In this study we examined the inter-rates reliability of a usual method to review treatment decisions in critically ill newborns and children, the hindsight case review. In critically ill patients developing symptoms compatible with infection, clinicians often favour prescription of “rule-out” antibiotics in lieu of awaiting the results from microbiological cultures. In most units, decisions for “rule-out” therapy are subsequently scrutinised. Experts meet at bedside during the subsequent ward rounds, the responsible physician presents the case, and the previous treatment decision is reviewed. As the illness episode evolves and more data become available, clinicians achieve agreement as to the most likely cause of the patients’ symptoms. Based on our recent observation on a high variability in prescription rates, which was not explained by patient characteristics [4], we questioned the validity of this hindsight procedure, which is also used for outcome adjudication in clinical studies [1, 6,7].

The main finding from this study is that approximately 33% of all episodes of suspected infection, in particular those with positive blood cultures, can be unambiguously classified according to pre-specified criteria – even by junior physicians. However, the remaining 66% of all episodes remain ambiguous and even seasoned experts only achieve fair agreement in adjudication. Disturbingly, the agreement of the two clinicians sharing the responsibility for the same patients in the same unit was little better than chance (κ = 0.19) [8].

To what extent may these findings be generalised and what are the clinical implications?
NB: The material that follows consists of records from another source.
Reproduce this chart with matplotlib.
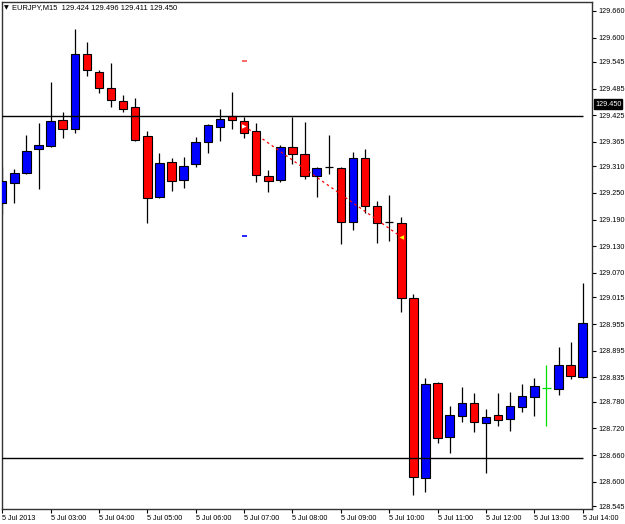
import matplotlib
matplotlib.use("Agg")
import matplotlib.pyplot as plt

# EURJPY M15 candles, 5 Jul 2013 02:00 .. 14:00
opens = [129.228, 129.273, 129.295, 129.349, 129.356, 129.415, 129.394, 129.563, 129.523, 129.487,
         129.457, 129.444, 129.379, 129.241, 129.320, 129.279, 129.315, 129.365, 129.399, 129.424,
         129.412, 129.390, 129.288, 129.279, 129.354, 129.338, 129.288, 129.309, 129.306, 129.185,
         129.329, 129.221, 129.185, 129.183, 129.014, 128.608, 128.822, 128.701, 128.748, 128.777,
         128.732, 128.750, 128.741, 128.768, 128.791, 128.811, 128.809, 128.863, 128.836]
highs = [129.309, 129.304, 129.381, 129.408, 129.500, 129.433, 129.619, 129.590, 129.527, 129.543,
         129.471, 129.464, 129.390, 129.340, 129.329, 129.331, 129.376, 129.405, 129.439, 129.478,
         129.421, 129.408, 129.302, 129.358, 129.421, 129.410, 129.309, 129.381, 129.309, 129.342,
         129.349, 129.232, 129.246, 129.196, 129.023, 128.834, 128.825, 128.771, 128.813, 128.800,
         128.764, 128.800, 128.802, 128.820, 128.834, 128.863, 128.904, 128.915, 129.047]
lows = [129.203, 129.228, 129.293, 129.259, 129.354, 129.374, 129.385, 129.514, 129.475, 129.444,
        129.433, 129.367, 129.183, 129.239, 129.255, 129.261, 129.309, 129.340, 129.367, 129.394,
        129.374, 129.275, 129.252, 129.275, 129.315, 129.282, 129.241, 129.293, 129.135, 129.167,
        129.205, 129.138, 129.142, 128.982, 128.570, 128.577, 128.687, 128.665, 128.734, 128.712,
        128.620, 128.725, 128.714, 128.757, 128.748, 128.725, 128.795, 128.831, 128.834]
closes = [129.277, 129.295, 129.345, 129.358, 129.412, 129.394, 129.563, 129.527, 129.487, 129.460,
          129.439, 129.370, 129.239, 129.318, 129.277, 129.311, 129.365, 129.403, 129.417, 129.415,
          129.385, 129.291, 129.277, 129.354, 129.338, 129.288, 129.306, 129.309, 129.185, 129.329,
          129.221, 129.183, 129.185, 129.014, 128.611, 128.820, 128.698, 128.750, 128.777, 128.734,
          128.746, 128.739, 128.771, 128.793, 128.816, 128.811, 128.863, 128.838, 128.957]

time_labels = ["5 Jul 2013", "5 Jul 03:00", "5 Jul 04:00", "5 Jul 05:00", "5 Jul 06:00",
               "5 Jul 07:00", "5 Jul 08:00", "5 Jul 09:00", "5 Jul 10:00", "5 Jul 11:00",
               "5 Jul 12:00", "5 Jul 13:00", "5 Jul 14:00"]
price_ticks = [129.660, 129.600, 129.545, 129.485, 129.425, 129.365, 129.310, 129.250, 129.190,
               129.130, 129.070, 129.015, 128.955, 128.895, 128.835, 128.780, 128.720, 128.660,
               128.600, 128.545]

hlines_levels = [129.424, 128.653]
trade_open = (20, 129.401)
trade_close = (33, 129.151)
tp_level = 129.547
sl_level = 129.153
header = "EURJPY,M15  129.424 129.496 129.411 129.450"
last_price = "129.450"

plt.rcParams['font.family'] = ['Liberation Sans', 'DejaVu Sans']

fig = plt.figure(figsize=(6.25, 5.24), dpi=100)
ax = fig.add_axes([2 / 625, 15 / 524, 590 / 625, 507 / 524])

# candles
for i in range(len(opens)):
    o, h, l, c = opens[i], highs[i], lows[i], closes[i]
    if o == c:
        col = '#00DD00' if i == 45 else 'black'
        ax.vlines(i, l, h, color=col, lw=0.9, zorder=3)
        ax.hlines(c, i - 0.35, i + 0.35, color=col, lw=0.9, zorder=3)
    else:
        ax.vlines(i, l, h, color='black', lw=0.9, zorder=2)
        col = 'blue' if c > o else 'red'
        ax.bar(i, abs(c - o), bottom=min(o, c), width=0.7, color=col,
               edgecolor='black', linewidth=0.8, zorder=3)

# horizontal lines
for lv in hlines_levels:
    ax.hlines(lv, -1, 48, color='black', lw=1.0, zorder=4)

# trade line and markers
ax.plot([trade_open[0], trade_close[0]], [trade_open[1], trade_close[1]],
        color='red', lw=0.9, ls=(0, (2, 2.5)), zorder=5)
ax.plot(trade_open[0], trade_open[1], marker='>', ms=4, color='white',
        markeredgecolor='red', mew=0.6, zorder=6)
ax.plot(trade_close[0], trade_close[1], marker='<', ms=4, color='yellow',
        markeredgecolor='red', mew=0.6, zorder=6)
ax.hlines(tp_level, trade_open[0] - 0.2, trade_open[0] + 0.25, color='#FF5050', lw=1.2)
ax.hlines(sl_level, trade_open[0] - 0.2, trade_open[0] + 0.25, color='blue', lw=1.2)

ax.set_xlim(-0.02, 48.77)
ax.set_ylim(128.5385, 129.680)

ax.set_xticks(range(0, 49, 4))
ax.set_xticklabels(time_labels, ha='left', fontsize=5.2)
ax.tick_params(axis='x', direction='out', length=3, width=0.8, pad=1.5)

ax.yaxis.tick_right()
ax.set_yticks(price_ticks)
ax.set_yticklabels(['%.3f' % v for v in price_ticks], fontsize=5.2)
ax.tick_params(axis='y', direction='out', length=3, width=0.8, pad=1.5)

for s in ax.spines.values():
    s.set_linewidth(1.0)
    s.set_color('#333333')

fig.text(4 / 625, 1 - 8 / 524, u"\u25BC", fontsize=4.5, va='center', ha='left',
         family='DejaVu Sans')
fig.text(12 / 625, 1 - 8 / 524, header, fontsize=5.4, va='center', ha='left')
fig.text(595 / 625, 1 - 104 / 524, last_price, fontsize=5.2, va='center', ha='left',
         color='white', bbox=dict(facecolor='black', edgecolor='black', pad=0.8))

fig.savefig('out.png', dpi=100)
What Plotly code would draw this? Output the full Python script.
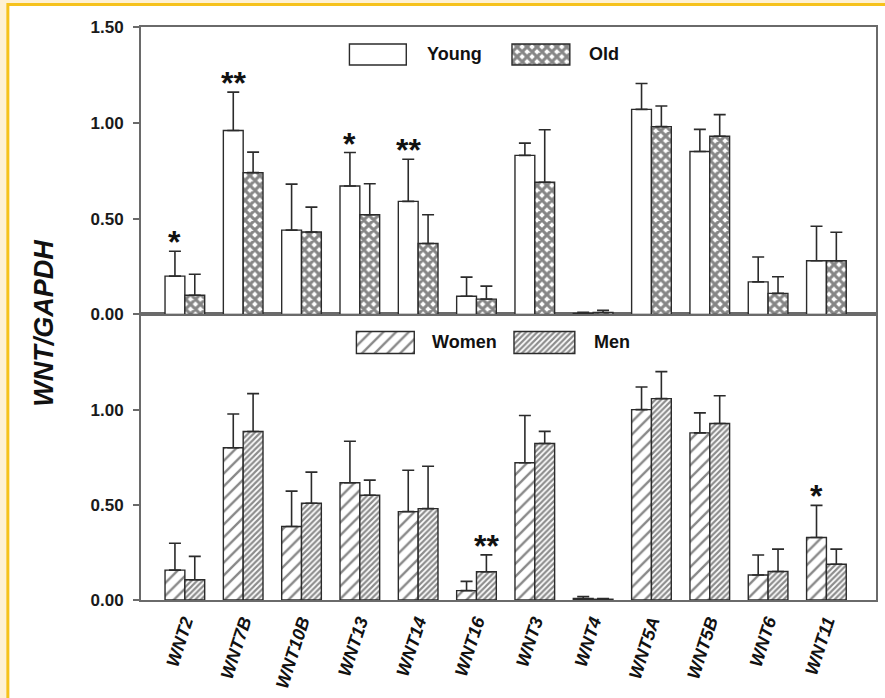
import plotly.graph_objects as go

# ---------------- data ----------------
genes = ["WNT2", "WNT7B", "WNT10B", "WNT13", "WNT14", "WNT16",
         "WNT3", "WNT4", "WNT5A", "WNT5B", "WNT6", "WNT11"]

young = [0.20, 0.96, 0.44, 0.67, 0.59, 0.095, 0.83, 0.005, 1.07, 0.85, 0.17, 0.28]
young_err = [0.13, 0.20, 0.24, 0.175, 0.22, 0.10, 0.064, 0.006, 0.135, 0.116, 0.13, 0.18]
old = [0.10, 0.74, 0.43, 0.52, 0.37, 0.08, 0.69, 0.010, 0.98, 0.93, 0.11, 0.28]
old_err = [0.11, 0.107, 0.13, 0.162, 0.15, 0.068, 0.274, 0.012, 0.108, 0.113, 0.087, 0.149]

women = [0.157, 0.80, 0.386, 0.616, 0.464, 0.049, 0.721, 0.008, 1.00, 0.878, 0.131, 0.328]
women_err = [0.141, 0.177, 0.186, 0.218, 0.218, 0.049, 0.248, 0.010, 0.119, 0.105, 0.105, 0.169]
men = [0.106, 0.885, 0.508, 0.55, 0.48, 0.148, 0.822, 0.004, 1.058, 0.927, 0.150, 0.188]
men_err = [0.123, 0.199, 0.164, 0.08, 0.223, 0.089, 0.064, 0.004, 0.142, 0.146, 0.117, 0.079]

young_sig = ["*", "**", "", "*", "**", "", "", "", "", "", "", ""]
old_sig = [""] * 12
women_sig = ["", "", "", "", "", "", "", "", "", "", "", "*"]
men_sig = ["", "", "", "", "", "**", "", "", "", "", "", ""]

y_ticks_top = [0, 0.5, 1.0, 1.5]
y_ticks_bottom = [0, 0.5, 1.0]

# ---------------- style / layout ----------------
FIG_W, FIG_H = 885, 698
L, R, T, B = 141, 7, 27, 97
PW, PH = FIG_W - L - R, FIG_H - T - B
SPLIT = 0.4983
BARGAP = 0.32
FONT = "Liberation Sans, Arial, sans-serif"
EDGE = "#2b2b2b"
AXIS = "#6a6a6a"
CREAM = "#FEF1D4"
GOLD = "#F6C21C"


def px_x(p):
    return (p - L) / PW


def px_y(q):
    return (FIG_H - B - q) / PH


bw = (1 - BARGAP) / 2
offs = [-bw / 2, bw / 2]

styles = {
    "Young": dict(color="white", pattern=dict(shape="")),
    "Old": dict(color="white", pattern=dict(shape="x", fgcolor="#0d0d0d", bgcolor="white",
                                            size=7, solidity=0.68, fillmode="overlay")),
    "Women": dict(color="white", pattern=dict(shape="/", fgcolor="#111111", bgcolor="white",
                                              size=9, solidity=0.26, fillmode="overlay")),
    "Men": dict(color="white", pattern=dict(shape="/", fgcolor="#1a1a1a", bgcolor="white",
                                            size=4, solidity=0.55, fillmode="overlay")),
}

fig = go.Figure()

panels = [
    ("x2", "y2", [("Young", young, young_err, young_sig), ("Old", old, old_err, old_sig)]),
    ("x", "y", [("Women", women, women_err, women_sig), ("Men", men, men_err, men_sig)]),
]

annotations = []
for xa, ya, series in panels:
    for k, (name, vals, errs, sigs) in enumerate(series):
        st = styles[name]
        fig.add_trace(go.Bar(
            x=genes, y=vals, name=name, xaxis=xa, yaxis=ya,
            offsetgroup=str(k),
            marker=dict(color=st["color"], pattern=st["pattern"],
                        line=dict(color=EDGE, width=1.4)),
            error_y=dict(type="data", symmetric=False, array=errs,
                         arrayminus=[0] * len(errs), color=EDGE,
                         thickness=1.6, width=6),
            showlegend=False, hoverinfo="skip",
        ))
        for i, s in enumerate(sigs):
            if s:
                annotations.append(dict(
                    x=i + offs[k], y=vals[i] + errs[i], xref=xa, yref=ya,
                    text="<b>%s</b>" % s, showarrow=False,
                    yanchor="middle", yshift=9,
                    font=dict(family=FONT, size=32, color="#111"),
                ))

# ------------- legend swatches (hidden overlay axis) -------------
legend_items = [
    # name, swatch x0, x1, y0, y1 (px), text x (px)
    ("Young", 350, 407, 44, 65, 426),
    ("Old", 513, 571, 44, 65, 588),
    ("Women", 357, 415, 332, 354, 431),
    ("Men", 515, 576, 332, 354, 593),
]
for name, x0, x1, y0, y1, tx in legend_items:
    st = styles[name]
    fig.add_trace(go.Bar(
        x=[px_x((x0 + x1) / 2)], y=[px_y(y0) - px_y(y1)], base=[px_y(y1)],
        width=[px_x(x1) - px_x(x0)], xaxis="x3", yaxis="y3",
        marker=dict(color=st["color"], pattern=st["pattern"],
                    line=dict(color=EDGE, width=1.4)),
        showlegend=False, hoverinfo="skip",
    ))
    annotations.append(dict(
        x=px_x(tx), y=px_y((y0 + y1) / 2), xref="paper", yref="paper",
        text="<b>%s</b>" % name, showarrow=False, xanchor="left", yanchor="middle",
        font=dict(family=FONT, size=18, color="#111"),
    ))

annotations.append(dict(
    x=px_x(44), y=px_y(324), xref="paper", yref="paper",
    text="<b><i>WNT/GAPDH</i></b>", showarrow=False, textangle=-90,
    xanchor="center", yanchor="middle",
    font=dict(family=FONT, size=27, color="#111"),
))

tickfont = dict(family=FONT, size=17, color="#1a1a1a", weight="bold")
xr = [-0.752, 11.85]

yaxis_common = dict(showline=True, linecolor=AXIS, linewidth=2, mirror=True,
                    ticks="outside", ticklen=6, tickwidth=1.5, tickcolor=AXIS,
                    showgrid=False, zeroline=False, range=[0, 1.5],
                    tickfont=tickfont, ticklabelstandoff=6)

fig.update_layout(
    width=FIG_W, height=FIG_H,
    margin=dict(l=L, r=R, t=T, b=B, pad=0),
    paper_bgcolor=CREAM, plot_bgcolor="rgba(0,0,0,0)",
    barmode="group", bargap=BARGAP, bargroupgap=0,
    xaxis=dict(domain=[0, 1], anchor="y", range=xr, showline=True, linecolor=AXIS,
               linewidth=2, mirror=True, ticks="", showgrid=False,
               tickangle=-72, tickmode="array", tickvals=genes, ticktext=genes,
               ticklabelstandoff=2,
               tickfont=dict(family=FONT, size=18, color="#111", weight="bold",
                             style="italic")),
    xaxis2=dict(domain=[0, 1], anchor="y2", range=xr, matches="x", showline=True,
                linecolor=AXIS, linewidth=2, mirror=True, ticks="",
                showticklabels=False, showgrid=False),
    yaxis=dict(domain=[0, SPLIT], anchor="x", tickmode="array",
               tickvals=y_ticks_bottom, ticktext=["%.2f" % v for v in y_ticks_bottom],
               **yaxis_common),
    yaxis2=dict(domain=[SPLIT, 1], anchor="x2", tickmode="array",
                tickvals=y_ticks_top, ticktext=["%.2f" % v for v in y_ticks_top],
                **yaxis_common),
    xaxis3=dict(domain=[0, 1], anchor="y3", range=[0, 1], visible=False, fixedrange=True),
    yaxis3=dict(domain=[0, 1], anchor="x3", range=[0, 1], visible=False, fixedrange=True),
    annotations=annotations,
    shapes=[dict(type="rect", xref="paper", yref="paper", layer="below",
                 x0=px_x(7.5), x1=px_x(FIG_W + 20), y0=px_y(FIG_H + 20), y1=px_y(4.5),
                 fillcolor="white", line=dict(color=GOLD, width=3))],
)

fig.write_html("out.html", config={"displayModeBar": False})

# remove the default page margin so the figure sits at the window's origin
with open("out.html", "r", encoding="utf-8") as f:
    html = f.read()
html = html.replace("<body>", '<body style="margin:0;padding:0;overflow:hidden">', 1)
with open("out.html", "w", encoding="utf-8") as f:
    f.write(html)
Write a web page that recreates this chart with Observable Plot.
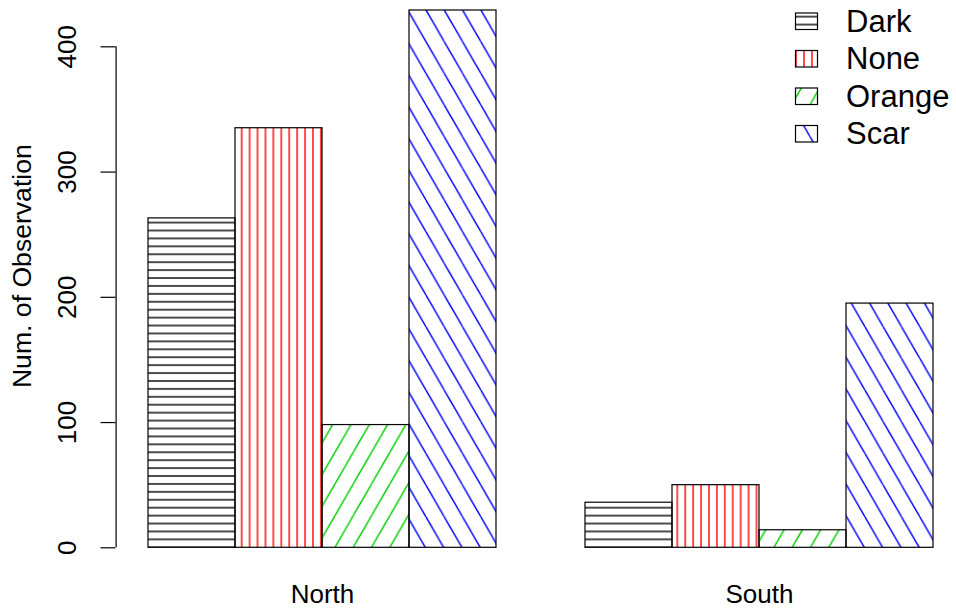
<!DOCTYPE html>
<html>
<head>
<meta charset="utf-8">
<script src="https://cdn.jsdelivr.net/npm/d3@7"></script>
<script src="https://cdn.jsdelivr.net/npm/@observablehq/plot@0.6"></script>
<style>
  html, body { margin: 0; padding: 0; background: #fff; overflow: hidden; }
  #wrap { position: relative; width: 956px; height: 610px; }
</style>
</head>
<body>
<div id="wrap"></div>
<script>
// ---------------- data ----------------
const groups = ["North", "South"];
const categories = ["Dark", "None", "Orange", "Scar"];
const northValues = [263, 335, 98, 429];
const southValues = [36, 50, 14, 195];
const yTicks = [0, 100, 200, 300, 400];
const yLabel = "Num. of Observation";

// ---------------- styles ----------------
const hatchColors = ["#000000", "#ff0000", "#00cd00", "#0000ff"];
const hatchKinds = ["h", "v", "up", "down"];
const hatchAnchors = [[0, 547.3], [241.7, 0], [335, 547.3], [426, 10]]; // phase of the hatch lines (page px)
const HATCH = 7.92;
const HATCH_W = 1.4;
const FONT = "'Liberation Sans', Arial, Helvetica, sans-serif";
const W = 956, H = 610;
const ML = 147, MR = 22, MT = 10, MB = 62.7;
const AXIS_GAP = 31.5, TICK = 15;

const valuesByGroup = {North: northValues, South: southValues};
const table = groups.flatMap(g => categories.map((c, i) => ({group: g, category: c, value: valuesByGroup[g][i]})));

// facet band width (same parameters as the fx scale below)
const fxBand = d3.scaleBand().domain(groups).range([ML, W - MR]).paddingInner(0.2).paddingOuter(0);
const bw = fxBand.bandwidth();
const first = () => groups[0];

const plot = Plot.plot({
  width: W, height: H,
  marginLeft: ML, marginRight: MR, marginTop: MT, marginBottom: MB,
  style: {fontFamily: FONT, background: "#fff", color: "#000", overflow: "visible"},
  fx: {domain: groups, paddingInner: 0.2, paddingOuter: 0, axis: null, label: null},
  x: {domain: categories, padding: 0, axis: null, label: null},
  y: {domain: [0, d3.max(table, d => d.value)], axis: null},
  color: {type: "identity"},
  marks: [
    Plot.barY(table, {
      fx: "group", x: "category", y: "value",
      fill: d => `url(#hatch-${d.category}-${d.group})`,
      stroke: "#000", strokeWidth: 1.2
    }),
    // y axis line (0 .. 400)
    Plot.ruleX([0], {x: null, fx: first, y1: () => yTicks[0], y2: () => yTicks[yTicks.length - 1],
      dx: -(bw / 2 + AXIS_GAP), stroke: "#000", strokeWidth: 1.2}),
    // y ticks
    Plot.axisY(yTicks, {anchor: "left", tickSize: TICK, dx: -AXIS_GAP, fill: "none", label: null, stroke: "#000", strokeWidth: 1.2}),
    // y tick labels (rotated, like R las=0)
    Plot.text(yTicks, {fx: first, y: d => d, text: d => String(d), frameAnchor: "left", dx: -80,
      rotate: -90, textAnchor: "middle", lineAnchor: "middle", fontSize: 26, fill: "#000"}),
    // y axis title
    Plot.text([yLabel], {fx: first, frameAnchor: "left", dx: -125, dy: -13, rotate: -90,
      textAnchor: "middle", lineAnchor: "middle", fontSize: 26.6, fill: "#000"}),
    // group labels
    Plot.text(groups, {fx: d => d, frameAnchor: "bottom", lineAnchor: "top", dy: 37, fontSize: 26, fill: "#000"})
  ]
});

const wrap = document.getElementById("wrap");
wrap.append(plot);

function buildPattern(defs, id, ci, tx, ty) {
  const s = HATCH, col = hatchColors[ci], k = hatchKinds[ci];
  const [ax, ay] = hatchAnchors[ci];
  const p = defs.append("pattern").attr("id", id).attr("patternUnits", "userSpaceOnUse");
  const seg = (x1, y1, x2, y2) => p.append("line")
    .attr("x1", x1).attr("y1", y1).attr("x2", x2).attr("y2", y2)
    .attr("stroke", col).attr("stroke-width", HATCH_W);
  if (k === "h") {
    p.attr("width", 16).attr("height", s).attr("x", 0).attr("y", ay - s / 2 - ty);
    seg(-1, s / 2, 17, s / 2);
  } else if (k === "v") {
    p.attr("width", s).attr("height", 16).attr("x", ax - s / 2 - tx).attr("y", 0);
    seg(s / 2, -1, s / 2, 17);
  } else {
    const w = 2 * s / Math.sin(Math.PI / 3), h = 2 * s / Math.cos(Math.PI / 3);
    p.attr("width", w).attr("height", h).attr("x", ax - tx).attr("y", ay - ty);
    for (const o of [-w, 0, w]) {
      if (k === "up") seg(o, h, o + w, 0); else seg(o, 0, o + w, h);
    }
  }
}

// hatch patterns, phased to page coordinates for each facet
const defs = d3.select(plot).insert("defs", ":first-child");
for (const g of groups) {
  const r = plot.querySelector(`rect[fill$="-${g})"]`);
  const m = r ? r.getCTM() : {e: 0, f: 0};
  categories.forEach((c, ci) => buildPattern(defs, `hatch-${c}-${g}`, ci, m.e, m.f));
}

// legend (top right, R-style with hatched boxes, no frame)
const leg = d3.select(wrap).append("svg")
  .attr("width", W).attr("height", H)
  .style("position", "absolute").style("left", "0px").style("top", "0px")
  .style("pointer-events", "none");
const ldefs = leg.append("defs");
categories.forEach((c, ci) => {
  buildPattern(ldefs, `leg-${c}`, ci, 0, 0);
  const yc = 21 + 37.5 * ci;
  leg.append("rect").attr("x", 795.5).attr("y", yc - 8).attr("width", 22).attr("height", 16.5)
    .attr("fill", `url(#leg-${c})`).attr("stroke", "#000").attr("stroke-width", 1.2);
  leg.append("text").attr("x", 846).attr("y", yc).attr("dominant-baseline", "central")
    .attr("font-family", FONT).attr("font-size", 31).attr("fill", "#000").text(c);
});
</script>
</body>
</html>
Antibiotic prescription in ambiguous episodes is a potential source of the observed variability: if one clinician determines that an episode is not due to bacterial infection, while the other assumes probable sepsis with negative cultures – highly divergent prescription rates will result. By using a design where each clinician was blinded to the decision of the other, we showed that the individual adjudication is often arbitrary, although all three clinicians arrived at similar overall rates of potential aetiologies. The proportion and the case mix of ultimately ambiguous cases in this study was similar to studies investigating new parameters of infection [7]. Our findings replicate other studies showing limited agreement in clinical judgment on potentially ambiguous outcomes [2, 3,10]. Strictly speaking, our data demonstrate that the post-hoc extraction of information from the charts, even under conditions of a prospectively and purpose-designed data collection, does not provide for reliable adjudication. The most likely reason is that experts differ in their way to extract and weigh the relevant information. It remains unknown, to what extent reviewing the patients at bedside would have improved the agreement.

The physicians’ dilemma is to have to make treatment decisions based on the assumed aetiology whilst facing uncertainty. One may ask, what are experts good for if they disagree? We believe a watchful experienced clinician deciding to withhold antibiotic treatment in order to minimise inappropriate prescription may become alerted by small deviations in the clinical course more rapidly than a junior. She or he will then consider the alternatives, e.g. that the patient has culture-negative sepsis. Until improved diagnostic markers become available, the observed uncertainty will continue to give rise to controversy over the presence or absence of infection.

The limitation of this study is that we may have underestimated potential agreement due to some patients simultaneously having more than one of the conditions (e.g. a newborn after cardiac surgery may simultaneously develop a post-surgical systemic inflammatory reaction and be incubating ventilator-associated pneumonia). Expert review of the case at bedside may improve adjudication over the level reported here. However, it is conceivable that decisions made after verbal reporting of the patient findings over the telephone, a frequent situation during night-duty on-call, may result in potential agreement, which is lower than in our investigation. In the adjudication of cases of suspected infection which are not classifiable by stringent a priori defined criteria, the level of expert agreement after reviewing charts is limited.